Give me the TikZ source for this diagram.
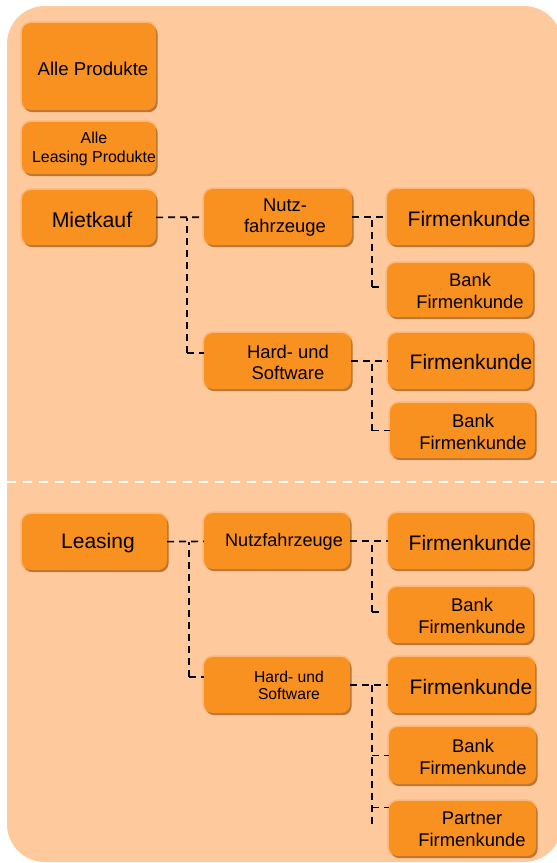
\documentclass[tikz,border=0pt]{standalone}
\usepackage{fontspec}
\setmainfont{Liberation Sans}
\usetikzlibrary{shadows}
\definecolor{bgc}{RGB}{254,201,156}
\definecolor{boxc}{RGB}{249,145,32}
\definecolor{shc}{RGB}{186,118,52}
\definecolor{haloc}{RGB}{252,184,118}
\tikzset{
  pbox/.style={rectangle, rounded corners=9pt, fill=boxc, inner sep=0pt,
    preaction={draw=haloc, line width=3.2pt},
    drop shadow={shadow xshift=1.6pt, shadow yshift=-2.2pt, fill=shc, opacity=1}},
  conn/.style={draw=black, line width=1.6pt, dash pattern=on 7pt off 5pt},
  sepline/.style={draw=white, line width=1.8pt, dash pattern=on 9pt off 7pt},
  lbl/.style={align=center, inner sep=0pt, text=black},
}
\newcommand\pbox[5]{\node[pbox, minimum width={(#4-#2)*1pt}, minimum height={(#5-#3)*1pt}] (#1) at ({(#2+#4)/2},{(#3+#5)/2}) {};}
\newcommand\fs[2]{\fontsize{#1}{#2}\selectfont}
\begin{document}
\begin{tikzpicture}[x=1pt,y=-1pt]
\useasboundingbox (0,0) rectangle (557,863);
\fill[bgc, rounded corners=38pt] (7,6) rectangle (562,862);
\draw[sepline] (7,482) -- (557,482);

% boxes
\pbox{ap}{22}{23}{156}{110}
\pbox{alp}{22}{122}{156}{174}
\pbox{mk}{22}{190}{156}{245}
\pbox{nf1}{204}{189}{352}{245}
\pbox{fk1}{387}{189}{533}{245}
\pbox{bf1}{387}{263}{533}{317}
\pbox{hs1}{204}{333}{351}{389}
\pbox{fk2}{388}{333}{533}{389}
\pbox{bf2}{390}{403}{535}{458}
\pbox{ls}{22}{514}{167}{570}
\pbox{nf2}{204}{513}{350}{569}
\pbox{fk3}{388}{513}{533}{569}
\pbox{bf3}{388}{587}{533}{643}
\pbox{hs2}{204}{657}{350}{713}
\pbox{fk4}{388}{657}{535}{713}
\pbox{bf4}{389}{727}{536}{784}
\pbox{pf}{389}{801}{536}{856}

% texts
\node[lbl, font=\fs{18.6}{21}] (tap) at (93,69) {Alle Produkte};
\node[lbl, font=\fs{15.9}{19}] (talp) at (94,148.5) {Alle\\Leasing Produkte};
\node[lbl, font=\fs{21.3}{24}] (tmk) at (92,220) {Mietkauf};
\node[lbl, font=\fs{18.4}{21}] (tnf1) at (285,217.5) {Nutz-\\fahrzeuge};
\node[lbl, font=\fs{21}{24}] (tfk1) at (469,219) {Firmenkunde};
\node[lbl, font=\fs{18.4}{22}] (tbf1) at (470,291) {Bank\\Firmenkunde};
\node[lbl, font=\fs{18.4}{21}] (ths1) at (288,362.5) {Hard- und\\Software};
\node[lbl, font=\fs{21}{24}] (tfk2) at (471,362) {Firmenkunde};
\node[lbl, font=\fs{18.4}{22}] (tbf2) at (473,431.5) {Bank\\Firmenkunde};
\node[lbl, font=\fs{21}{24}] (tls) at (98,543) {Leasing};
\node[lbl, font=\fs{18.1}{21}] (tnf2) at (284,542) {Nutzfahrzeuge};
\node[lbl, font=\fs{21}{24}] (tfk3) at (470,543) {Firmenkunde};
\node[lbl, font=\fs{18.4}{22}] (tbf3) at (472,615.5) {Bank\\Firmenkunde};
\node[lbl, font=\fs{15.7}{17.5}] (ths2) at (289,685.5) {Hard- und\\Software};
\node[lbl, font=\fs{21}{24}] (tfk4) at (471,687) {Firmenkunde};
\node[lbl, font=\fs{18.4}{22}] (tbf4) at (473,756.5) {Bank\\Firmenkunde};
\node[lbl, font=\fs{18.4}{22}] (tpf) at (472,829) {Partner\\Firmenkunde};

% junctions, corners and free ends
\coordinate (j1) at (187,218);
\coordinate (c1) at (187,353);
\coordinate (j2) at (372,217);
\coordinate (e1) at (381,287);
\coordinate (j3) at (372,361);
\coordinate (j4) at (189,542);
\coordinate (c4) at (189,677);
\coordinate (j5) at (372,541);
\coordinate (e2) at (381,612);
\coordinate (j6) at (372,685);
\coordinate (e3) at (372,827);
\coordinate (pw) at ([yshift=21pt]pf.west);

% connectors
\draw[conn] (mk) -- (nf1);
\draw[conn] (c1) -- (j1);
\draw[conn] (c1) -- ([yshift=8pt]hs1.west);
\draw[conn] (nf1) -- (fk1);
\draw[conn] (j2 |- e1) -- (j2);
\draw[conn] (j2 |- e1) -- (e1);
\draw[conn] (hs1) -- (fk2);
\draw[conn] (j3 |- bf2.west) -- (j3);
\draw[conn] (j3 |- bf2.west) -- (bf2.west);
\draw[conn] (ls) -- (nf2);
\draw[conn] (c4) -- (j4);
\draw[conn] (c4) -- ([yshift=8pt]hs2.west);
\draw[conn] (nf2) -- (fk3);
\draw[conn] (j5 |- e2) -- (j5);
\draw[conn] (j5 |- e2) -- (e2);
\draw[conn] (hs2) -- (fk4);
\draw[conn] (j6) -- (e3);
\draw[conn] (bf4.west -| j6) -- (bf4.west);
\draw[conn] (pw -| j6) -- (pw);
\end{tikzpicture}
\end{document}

Set exercise: Without the pictures, retype the whole of the material above exactly.

Finished exercise:
Give me the TikZ source for this diagram.
\documentclass[tikz,border=0pt]{standalone}
\usepackage{fontspec}
\setmainfont{Liberation Sans}
\usetikzlibrary{shadows}
\definecolor{bgc}{RGB}{254,201,156}
\definecolor{boxc}{RGB}{249,145,32}
\definecolor{shc}{RGB}{186,118,52}
\definecolor{haloc}{RGB}{252,184,118}
\tikzset{
  pbox/.style={rectangle, rounded corners=9pt, fill=boxc, inner sep=0pt,
    preaction={draw=haloc, line width=3.2pt},
    drop shadow={shadow xshift=1.6pt, shadow yshift=-2.2pt, fill=shc, opacity=1}},
  conn/.style={draw=black, line width=1.6pt, dash pattern=on 7pt off 5pt},
  sepline/.style={draw=white, line width=1.8pt, dash pattern=on 9pt off 7pt},
  lbl/.style={align=center, inner sep=0pt, text=black},
}
\newcommand\pbox[5]{\node[pbox, minimum width={(#4-#2)*1pt}, minimum height={(#5-#3)*1pt}] (#1) at ({(#2+#4)/2},{(#3+#5)/2}) {};}
\newcommand\fs[2]{\fontsize{#1}{#2}\selectfont}
\begin{document}
\begin{tikzpicture}[x=1pt,y=-1pt]
\useasboundingbox (0,0) rectangle (557,863);
\fill[bgc, rounded corners=38pt] (7,6) rectangle (562,862);
\draw[sepline] (7,482) -- (557,482);

% boxes
\pbox{ap}{22}{23}{156}{110}
\pbox{alp}{22}{122}{156}{174}
\pbox{mk}{22}{190}{156}{245}
\pbox{nf1}{204}{189}{352}{245}
\pbox{fk1}{387}{189}{533}{245}
\pbox{bf1}{387}{263}{533}{317}
\pbox{hs1}{204}{333}{351}{389}
\pbox{fk2}{388}{333}{533}{389}
\pbox{bf2}{390}{403}{535}{458}
\pbox{ls}{22}{514}{167}{570}
\pbox{nf2}{204}{513}{350}{569}
\pbox{fk3}{388}{513}{533}{569}
\pbox{bf3}{388}{587}{533}{643}
\pbox{hs2}{204}{657}{350}{713}
\pbox{fk4}{388}{657}{535}{713}
\pbox{bf4}{389}{727}{536}{784}
\pbox{pf}{389}{801}{536}{856}

% texts
\node[lbl, font=\fs{18.6}{21}] (tap) at (93,69) {Alle Produkte};
\node[lbl, font=\fs{15.9}{19}] (talp) at (94,148.5) {Alle\\Leasing Produkte};
\node[lbl, font=\fs{21.3}{24}] (tmk) at (92,220) {Mietkauf};
\node[lbl, font=\fs{18.4}{21}] (tnf1) at (285,217.5) {Nutz-\\fahrzeuge};
\node[lbl, font=\fs{21}{24}] (tfk1) at (469,219) {Firmenkunde};
\node[lbl, font=\fs{18.4}{22}] (tbf1) at (470,291) {Bank\\Firmenkunde};
\node[lbl, font=\fs{18.4}{21}] (ths1) at (288,362.5) {Hard- und\\Software};
\node[lbl, font=\fs{21}{24}] (tfk2) at (471,362) {Firmenkunde};
\node[lbl, font=\fs{18.4}{22}] (tbf2) at (473,431.5) {Bank\\Firmenkunde};
\node[lbl, font=\fs{21}{24}] (tls) at (98,543) {Leasing};
\node[lbl, font=\fs{18.1}{21}] (tnf2) at (284,542) {Nutzfahrzeuge};
\node[lbl, font=\fs{21}{24}] (tfk3) at (470,543) {Firmenkunde};
\node[lbl, font=\fs{18.4}{22}] (tbf3) at (472,615.5) {Bank\\Firmenkunde};
\node[lbl, font=\fs{15.7}{17.5}] (ths2) at (289,685.5) {Hard- und\\Software};
\node[lbl, font=\fs{21}{24}] (tfk4) at (471,687) {Firmenkunde};
\node[lbl, font=\fs{18.4}{22}] (tbf4) at (473,756.5) {Bank\\Firmenkunde};
\node[lbl, font=\fs{18.4}{22}] (tpf) at (472,829) {Partner\\Firmenkunde};

% junctions, corners and free ends
\coordinate (j1) at (187,218);
\coordinate (c1) at (187,353);
\coordinate (j2) at (372,217);
\coordinate (e1) at (381,287);
\coordinate (j3) at (372,361);
\coordinate (j4) at (189,542);
\coordinate (c4) at (189,677);
\coordinate (j5) at (372,541);
\coordinate (e2) at (381,612);
\coordinate (j6) at (372,685);
\coordinate (e3) at (372,827);
\coordinate (pw) at ([yshift=21pt]pf.west);

% connectors
\draw[conn] (mk) -- (nf1);
\draw[conn] (c1) -- (j1);
\draw[conn] (c1) -- ([yshift=8pt]hs1.west);
\draw[conn] (nf1) -- (fk1);
\draw[conn] (j2 |- e1) -- (j2);
\draw[conn] (j2 |- e1) -- (e1);
\draw[conn] (hs1) -- (fk2);
\draw[conn] (j3 |- bf2.west) -- (j3);
\draw[conn] (j3 |- bf2.west) -- (bf2.west);
\draw[conn] (ls) -- (nf2);
\draw[conn] (c4) -- (j4);
\draw[conn] (c4) -- ([yshift=8pt]hs2.west);
\draw[conn] (nf2) -- (fk3);
\draw[conn] (j5 |- e2) -- (j5);
\draw[conn] (j5 |- e2) -- (e2);
\draw[conn] (hs2) -- (fk4);
\draw[conn] (j6) -- (e3);
\draw[conn] (bf4.west -| j6) -- (bf4.west);
\draw[conn] (pw -| j6) -- (pw);
\end{tikzpicture}
\end{document}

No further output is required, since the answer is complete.